Transcribe the material word for word, but without the images.

Source material.
--------------------------------
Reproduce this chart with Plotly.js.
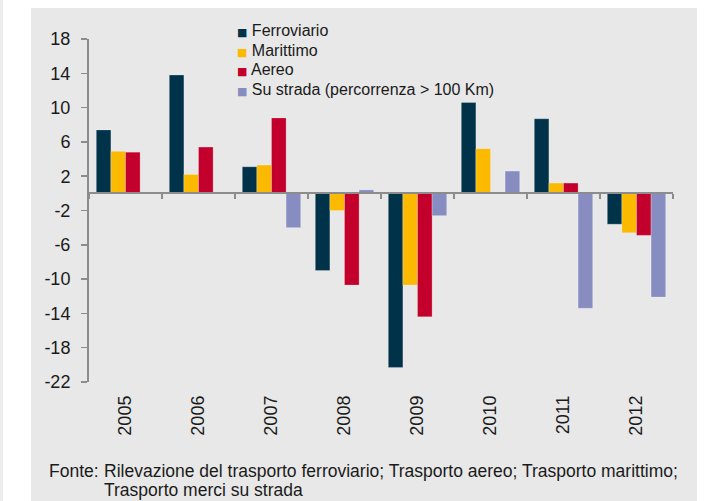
<!DOCTYPE html>
<html>
<head>
<meta charset="utf-8">
<script src="https://cdn.plot.ly/plotly-3.0.1.min.js"></script>
<style>
  html, body { margin: 0; padding: 0; background: #ffffff; width: 707px; height: 501px; overflow: hidden; }
  #strip { position: absolute; left: 0; top: 0; width: 3px; height: 501px; background: #ededed; }
  #chart { position: absolute; left: 31px; top: 8px; width: 666px; height: 493px; }
</style>
</head>
<body>
<div id="strip"></div>
<div id="chart"></div>
<script>
// ---- data ----
const years = ["2005", "2006", "2007", "2008", "2009", "2010", "2011", "2012"];
const ferroviario = [7.4, 13.8, 3.1, -9.0, -20.3, 10.6, 8.7, -3.6];
const marittimo   = [4.9, 2.2, 3.3, -2.0, -10.7, 5.2, 1.2, -4.6];
const aereo       = [4.8, 5.4, 8.8, -10.7, -14.4, null, 1.2, -4.9];
const strada      = [null, null, -4.0, 0.4, -2.6, 2.6, -13.4, -12.1];
const seriesNames = ["Ferroviario", "Marittimo", "Aereo", "Su strada (percorrenza > 100 Km)"];
const yTicks = [-22, -18, -14, -10, -6, -2, 2, 6, 10, 14, 18];
const sourceLabel = "Fonte:";
const sourceLines = ["Rilevazione del trasporto ferroviario; Trasporto aereo; Trasporto marittimo;",
                     "Trasporto merci su strada"];

const colors = ["#00324a", "#fbb900", "#c3002b", "#878dc1"];
const seriesValues = [ferroviario, marittimo, aereo, strada];
const FONT = "Liberation Sans, Arial, Helvetica, sans-serif";
const TXT = "#1a1a1a";

const traces = [];
seriesValues.forEach((vals, i) => {
  traces.push({
    type: "bar", x: years, y: vals, name: seriesNames[i],
    marker: { color: colors[i], line: { width: 0.8, color: "rgba(255,255,255,0.3)" } },
    showlegend: false, hoverinfo: "x+y"
  });
});
// carrier for the zero-line category axis
traces.push({
  type: "scatter", mode: "none", x: years, y: years.map(() => 0),
  xaxis: "x2", yaxis: "y", showlegend: false, hoverinfo: "skip"
});

// legend (key) built as annotations, from the series names and colours
const legendY = [1.0262, 0.9679, 0.9117, 0.8542];
const annotations = seriesNames.map((nm, i) => ({
  xref: "paper", yref: "paper", x: 0.2505, y: legendY[i], xanchor: "left", yanchor: "middle",
  showarrow: false, align: "left",
  text: '<span style="color:' + colors[i] + ';font-family:DejaVu Sans;font-size:11px">\u25A0</span> ' + nm,
  font: { family: FONT, size: 16, color: TXT }
}));
annotations.push(
  { xref: "paper", yref: "paper", x: -0.0725, y: -0.2586, xanchor: "left", yanchor: "middle",
    text: sourceLabel, showarrow: false, font: { family: FONT, size: 17.5, color: TXT } },
  { xref: "paper", yref: "paper", x: 0.0216, y: -0.2586, xanchor: "left", yanchor: "middle",
    text: sourceLines[0], showarrow: false, font: { family: FONT, size: 17.5, color: TXT } },
  { xref: "paper", yref: "paper", x: 0.0216, y: -0.3149, xanchor: "left", yanchor: "middle",
    text: sourceLines[1], showarrow: false, font: { family: FONT, size: 17.5, color: TXT } }
);

const layout = {
  width: 666, height: 493,
  margin: { l: 57.7, r: 23.7, t: 31, b: 119, pad: 0 },
  paper_bgcolor: "#e8e8e8",
  plot_bgcolor: "#e8e8e8",
  font: { family: FONT, size: 16, color: TXT },
  barmode: "group", bargap: 0.2, bargroupgap: 0,
  showlegend: false,
  xaxis: {
    type: "category", range: [-0.5, 7.5], fixedrange: true,
    showline: false, showgrid: false, zeroline: false, ticks: "",
    tickangle: -90, tickfont: { family: FONT, size: 18, color: TXT },
    ticklabelstandoff: 9
  },
  xaxis2: {
    type: "category", overlaying: "x", anchor: "free", position: 0.55, side: "bottom",
    range: [-0.5, 7.5], fixedrange: true,
    showline: true, linecolor: "#8c8c8c", linewidth: 2,
    ticks: "outside", tickson: "boundaries", ticklen: 5, tickwidth: 1.5, tickcolor: "#8c8c8c",
    showticklabels: false, showgrid: false, zeroline: false, layer: "above traces"
  },
  yaxis: {
    range: [-22, 18], fixedrange: true,
    tickmode: "array", tickvals: yTicks, ticktext: yTicks.map(String),
    showline: true, linecolor: "#8c8c8c", linewidth: 2,
    ticks: "outside", ticklen: 6, tickwidth: 1.5, tickcolor: "#8c8c8c",
    showgrid: false, zeroline: false,
    tickfont: { family: FONT, size: 18, color: TXT },
    ticklabelstandoff: 7
  },
  annotations: annotations
};

Plotly.newPlot("chart", traces, layout, { displayModeBar: false, staticPlot: true });
</script>
</body>
</html>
--------------------------------
Response to the task.
Reproduce this chart with Plotly.js.
<!DOCTYPE html>
<html>
<head>
<meta charset="utf-8">
<script src="https://cdn.plot.ly/plotly-3.0.1.min.js"></script>
<style>
  html, body { margin: 0; padding: 0; background: #ffffff; width: 707px; height: 501px; overflow: hidden; }
  #strip { position: absolute; left: 0; top: 0; width: 3px; height: 501px; background: #ededed; }
  #chart { position: absolute; left: 31px; top: 8px; width: 666px; height: 493px; }
</style>
</head>
<body>
<div id="strip"></div>
<div id="chart"></div>
<script>
// ---- data ----
const years = ["2005", "2006", "2007", "2008", "2009", "2010", "2011", "2012"];
const ferroviario = [7.4, 13.8, 3.1, -9.0, -20.3, 10.6, 8.7, -3.6];
const marittimo   = [4.9, 2.2, 3.3, -2.0, -10.7, 5.2, 1.2, -4.6];
const aereo       = [4.8, 5.4, 8.8, -10.7, -14.4, null, 1.2, -4.9];
const strada      = [null, null, -4.0, 0.4, -2.6, 2.6, -13.4, -12.1];
const seriesNames = ["Ferroviario", "Marittimo", "Aereo", "Su strada (percorrenza > 100 Km)"];
const yTicks = [-22, -18, -14, -10, -6, -2, 2, 6, 10, 14, 18];
const sourceLabel = "Fonte:";
const sourceLines = ["Rilevazione del trasporto ferroviario; Trasporto aereo; Trasporto marittimo;",
                     "Trasporto merci su strada"];

const colors = ["#00324a", "#fbb900", "#c3002b", "#878dc1"];
const seriesValues = [ferroviario, marittimo, aereo, strada];
const FONT = "Liberation Sans, Arial, Helvetica, sans-serif";
const TXT = "#1a1a1a";

const traces = [];
seriesValues.forEach((vals, i) => {
  traces.push({
    type: "bar", x: years, y: vals, name: seriesNames[i],
    marker: { color: colors[i], line: { width: 0.8, color: "rgba(255,255,255,0.3)" } },
    showlegend: false, hoverinfo: "x+y"
  });
});
// carrier for the zero-line category axis
traces.push({
  type: "scatter", mode: "none", x: years, y: years.map(() => 0),
  xaxis: "x2", yaxis: "y", showlegend: false, hoverinfo: "skip"
});

// legend (key) built as annotations, from the series names and colours
const legendY = [1.0262, 0.9679, 0.9117, 0.8542];
const annotations = seriesNames.map((nm, i) => ({
  xref: "paper", yref: "paper", x: 0.2505, y: legendY[i], xanchor: "left", yanchor: "middle",
  showarrow: false, align: "left",
  text: '<span style="color:' + colors[i] + ';font-family:DejaVu Sans;font-size:11px">\u25A0</span> ' + nm,
  font: { family: FONT, size: 16, color: TXT }
}));
annotations.push(
  { xref: "paper", yref: "paper", x: -0.0725, y: -0.2586, xanchor: "left", yanchor: "middle",
    text: sourceLabel, showarrow: false, font: { family: FONT, size: 17.5, color: TXT } },
  { xref: "paper", yref: "paper", x: 0.0216, y: -0.2586, xanchor: "left", yanchor: "middle",
    text: sourceLines[0], showarrow: false, font: { family: FONT, size: 17.5, color: TXT } },
  { xref: "paper", yref: "paper", x: 0.0216, y: -0.3149, xanchor: "left", yanchor: "middle",
    text: sourceLines[1], showarrow: false, font: { family: FONT, size: 17.5, color: TXT } }
);

const layout = {
  width: 666, height: 493,
  margin: { l: 57.7, r: 23.7, t: 31, b: 119, pad: 0 },
  paper_bgcolor: "#e8e8e8",
  plot_bgcolor: "#e8e8e8",
  font: { family: FONT, size: 16, color: TXT },
  barmode: "group", bargap: 0.2, bargroupgap: 0,
  showlegend: false,
  xaxis: {
    type: "category", range: [-0.5, 7.5], fixedrange: true,
    showline: false, showgrid: false, zeroline: false, ticks: "",
    tickangle: -90, tickfont: { family: FONT, size: 18, color: TXT },
    ticklabelstandoff: 9
  },
  xaxis2: {
    type: "category", overlaying: "x", anchor: "free", position: 0.55, side: "bottom",
    range: [-0.5, 7.5], fixedrange: true,
    showline: true, linecolor: "#8c8c8c", linewidth: 2,
    ticks: "outside", tickson: "boundaries", ticklen: 5, tickwidth: 1.5, tickcolor: "#8c8c8c",
    showticklabels: false, showgrid: false, zeroline: false, layer: "above traces"
  },
  yaxis: {
    range: [-22, 18], fixedrange: true,
    tickmode: "array", tickvals: yTicks, ticktext: yTicks.map(String),
    showline: true, linecolor: "#8c8c8c", linewidth: 2,
    ticks: "outside", ticklen: 6, tickwidth: 1.5, tickcolor: "#8c8c8c",
    showgrid: false, zeroline: false,
    tickfont: { family: FONT, size: 18, color: TXT },
    ticklabelstandoff: 7
  },
  annotations: annotations
};

Plotly.newPlot("chart", traces, layout, { displayModeBar: false, staticPlot: true });
</script>
</body>
</html>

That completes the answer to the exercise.